- EXERCISE -
All of the data should be output character for character, except the pictures.

-------- MATERIAL PROVIDED --------

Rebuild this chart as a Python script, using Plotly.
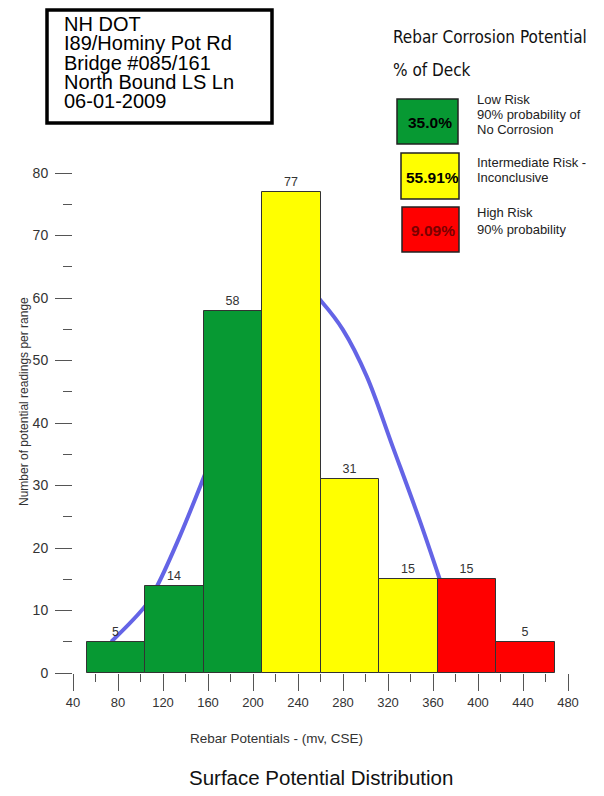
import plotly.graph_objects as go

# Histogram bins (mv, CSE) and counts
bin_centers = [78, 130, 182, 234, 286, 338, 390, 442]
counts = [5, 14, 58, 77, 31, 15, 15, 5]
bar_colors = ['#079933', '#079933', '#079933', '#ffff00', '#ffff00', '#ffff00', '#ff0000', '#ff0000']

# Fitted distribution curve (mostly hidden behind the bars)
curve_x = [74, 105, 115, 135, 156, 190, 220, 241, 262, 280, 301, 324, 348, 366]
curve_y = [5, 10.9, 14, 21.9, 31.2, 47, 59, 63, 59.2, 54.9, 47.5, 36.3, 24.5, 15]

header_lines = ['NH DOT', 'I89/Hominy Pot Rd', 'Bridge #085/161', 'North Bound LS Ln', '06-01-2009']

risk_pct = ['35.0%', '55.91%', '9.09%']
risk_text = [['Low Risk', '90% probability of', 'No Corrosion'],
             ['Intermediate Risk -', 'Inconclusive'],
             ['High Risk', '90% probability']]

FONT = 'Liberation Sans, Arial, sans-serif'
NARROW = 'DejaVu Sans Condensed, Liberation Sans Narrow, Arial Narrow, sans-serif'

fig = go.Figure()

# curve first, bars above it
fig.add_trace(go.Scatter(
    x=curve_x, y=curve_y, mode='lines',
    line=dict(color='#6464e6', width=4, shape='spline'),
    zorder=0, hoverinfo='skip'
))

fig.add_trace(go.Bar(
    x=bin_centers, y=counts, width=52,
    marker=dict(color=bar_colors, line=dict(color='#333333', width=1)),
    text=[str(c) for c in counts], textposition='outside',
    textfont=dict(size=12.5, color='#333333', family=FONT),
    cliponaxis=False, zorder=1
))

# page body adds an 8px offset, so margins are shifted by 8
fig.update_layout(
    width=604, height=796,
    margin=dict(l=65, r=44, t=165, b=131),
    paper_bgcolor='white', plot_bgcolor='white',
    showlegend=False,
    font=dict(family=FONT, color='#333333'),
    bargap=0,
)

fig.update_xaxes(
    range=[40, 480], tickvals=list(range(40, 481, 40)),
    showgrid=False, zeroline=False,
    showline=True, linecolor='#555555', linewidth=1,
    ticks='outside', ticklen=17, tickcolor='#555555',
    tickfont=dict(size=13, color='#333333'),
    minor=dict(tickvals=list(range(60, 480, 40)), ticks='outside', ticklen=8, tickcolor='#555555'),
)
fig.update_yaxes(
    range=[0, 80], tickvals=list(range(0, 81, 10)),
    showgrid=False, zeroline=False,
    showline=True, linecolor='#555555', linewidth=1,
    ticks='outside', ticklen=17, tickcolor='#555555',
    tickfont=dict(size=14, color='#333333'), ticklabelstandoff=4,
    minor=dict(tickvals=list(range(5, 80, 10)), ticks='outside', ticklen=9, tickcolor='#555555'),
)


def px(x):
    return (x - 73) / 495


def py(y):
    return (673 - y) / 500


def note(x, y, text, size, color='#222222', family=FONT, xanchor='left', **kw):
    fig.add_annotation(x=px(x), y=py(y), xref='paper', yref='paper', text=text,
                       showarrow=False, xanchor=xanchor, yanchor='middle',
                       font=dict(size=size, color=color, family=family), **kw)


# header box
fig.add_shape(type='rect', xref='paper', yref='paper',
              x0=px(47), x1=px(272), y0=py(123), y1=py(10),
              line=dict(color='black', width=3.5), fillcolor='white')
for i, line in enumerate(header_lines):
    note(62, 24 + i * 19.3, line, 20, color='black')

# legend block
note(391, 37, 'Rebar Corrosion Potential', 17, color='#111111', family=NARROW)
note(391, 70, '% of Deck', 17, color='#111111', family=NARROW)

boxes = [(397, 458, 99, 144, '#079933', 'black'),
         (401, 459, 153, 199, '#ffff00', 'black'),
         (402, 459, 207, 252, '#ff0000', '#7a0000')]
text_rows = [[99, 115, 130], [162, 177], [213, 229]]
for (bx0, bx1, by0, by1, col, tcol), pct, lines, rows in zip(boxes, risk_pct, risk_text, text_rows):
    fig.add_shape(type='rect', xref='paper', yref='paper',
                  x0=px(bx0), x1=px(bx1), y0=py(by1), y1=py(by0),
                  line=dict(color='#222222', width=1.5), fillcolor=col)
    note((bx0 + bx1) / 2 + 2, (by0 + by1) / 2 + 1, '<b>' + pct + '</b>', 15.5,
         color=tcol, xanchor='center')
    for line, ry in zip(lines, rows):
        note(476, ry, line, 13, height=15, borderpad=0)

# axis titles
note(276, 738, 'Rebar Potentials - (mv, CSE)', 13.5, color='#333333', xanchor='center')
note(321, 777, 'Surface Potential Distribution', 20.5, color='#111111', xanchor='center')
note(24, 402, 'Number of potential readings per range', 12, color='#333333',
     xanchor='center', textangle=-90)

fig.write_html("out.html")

--------

- FINISHED EXERCISE -
Rebuild this chart as a Python script, using Plotly.
import plotly.graph_objects as go

# Histogram bins (mv, CSE) and counts
bin_centers = [78, 130, 182, 234, 286, 338, 390, 442]
counts = [5, 14, 58, 77, 31, 15, 15, 5]
bar_colors = ['#079933', '#079933', '#079933', '#ffff00', '#ffff00', '#ffff00', '#ff0000', '#ff0000']

# Fitted distribution curve (mostly hidden behind the bars)
curve_x = [74, 105, 115, 135, 156, 190, 220, 241, 262, 280, 301, 324, 348, 366]
curve_y = [5, 10.9, 14, 21.9, 31.2, 47, 59, 63, 59.2, 54.9, 47.5, 36.3, 24.5, 15]

header_lines = ['NH DOT', 'I89/Hominy Pot Rd', 'Bridge #085/161', 'North Bound LS Ln', '06-01-2009']

risk_pct = ['35.0%', '55.91%', '9.09%']
risk_text = [['Low Risk', '90% probability of', 'No Corrosion'],
             ['Intermediate Risk -', 'Inconclusive'],
             ['High Risk', '90% probability']]

FONT = 'Liberation Sans, Arial, sans-serif'
NARROW = 'DejaVu Sans Condensed, Liberation Sans Narrow, Arial Narrow, sans-serif'

fig = go.Figure()

# curve first, bars above it
fig.add_trace(go.Scatter(
    x=curve_x, y=curve_y, mode='lines',
    line=dict(color='#6464e6', width=4, shape='spline'),
    zorder=0, hoverinfo='skip'
))

fig.add_trace(go.Bar(
    x=bin_centers, y=counts, width=52,
    marker=dict(color=bar_colors, line=dict(color='#333333', width=1)),
    text=[str(c) for c in counts], textposition='outside',
    textfont=dict(size=12.5, color='#333333', family=FONT),
    cliponaxis=False, zorder=1
))

# page body adds an 8px offset, so margins are shifted by 8
fig.update_layout(
    width=604, height=796,
    margin=dict(l=65, r=44, t=165, b=131),
    paper_bgcolor='white', plot_bgcolor='white',
    showlegend=False,
    font=dict(family=FONT, color='#333333'),
    bargap=0,
)

fig.update_xaxes(
    range=[40, 480], tickvals=list(range(40, 481, 40)),
    showgrid=False, zeroline=False,
    showline=True, linecolor='#555555', linewidth=1,
    ticks='outside', ticklen=17, tickcolor='#555555',
    tickfont=dict(size=13, color='#333333'),
    minor=dict(tickvals=list(range(60, 480, 40)), ticks='outside', ticklen=8, tickcolor='#555555'),
)
fig.update_yaxes(
    range=[0, 80], tickvals=list(range(0, 81, 10)),
    showgrid=False, zeroline=False,
    showline=True, linecolor='#555555', linewidth=1,
    ticks='outside', ticklen=17, tickcolor='#555555',
    tickfont=dict(size=14, color='#333333'), ticklabelstandoff=4,
    minor=dict(tickvals=list(range(5, 80, 10)), ticks='outside', ticklen=9, tickcolor='#555555'),
)


def px(x):
    return (x - 73) / 495


def py(y):
    return (673 - y) / 500


def note(x, y, text, size, color='#222222', family=FONT, xanchor='left', **kw):
    fig.add_annotation(x=px(x), y=py(y), xref='paper', yref='paper', text=text,
                       showarrow=False, xanchor=xanchor, yanchor='middle',
                       font=dict(size=size, color=color, family=family), **kw)


# header box
fig.add_shape(type='rect', xref='paper', yref='paper',
              x0=px(47), x1=px(272), y0=py(123), y1=py(10),
              line=dict(color='black', width=3.5), fillcolor='white')
for i, line in enumerate(header_lines):
    note(62, 24 + i * 19.3, line, 20, color='black')

# legend block
note(391, 37, 'Rebar Corrosion Potential', 17, color='#111111', family=NARROW)
note(391, 70, '% of Deck', 17, color='#111111', family=NARROW)

boxes = [(397, 458, 99, 144, '#079933', 'black'),
         (401, 459, 153, 199, '#ffff00', 'black'),
         (402, 459, 207, 252, '#ff0000', '#7a0000')]
text_rows = [[99, 115, 130], [162, 177], [213, 229]]
for (bx0, bx1, by0, by1, col, tcol), pct, lines, rows in zip(boxes, risk_pct, risk_text, text_rows):
    fig.add_shape(type='rect', xref='paper', yref='paper',
                  x0=px(bx0), x1=px(bx1), y0=py(by1), y1=py(by0),
                  line=dict(color='#222222', width=1.5), fillcolor=col)
    note((bx0 + bx1) / 2 + 2, (by0 + by1) / 2 + 1, '<b>' + pct + '</b>', 15.5,
         color=tcol, xanchor='center')
    for line, ry in zip(lines, rows):
        note(476, ry, line, 13, height=15, borderpad=0)

# axis titles
note(276, 738, 'Rebar Potentials - (mv, CSE)', 13.5, color='#333333', xanchor='center')
note(321, 777, 'Surface Potential Distribution', 20.5, color='#111111', xanchor='center')
note(24, 402, 'Number of potential readings per range', 12, color='#333333',
     xanchor='center', textangle=-90)

fig.write_html("out.html")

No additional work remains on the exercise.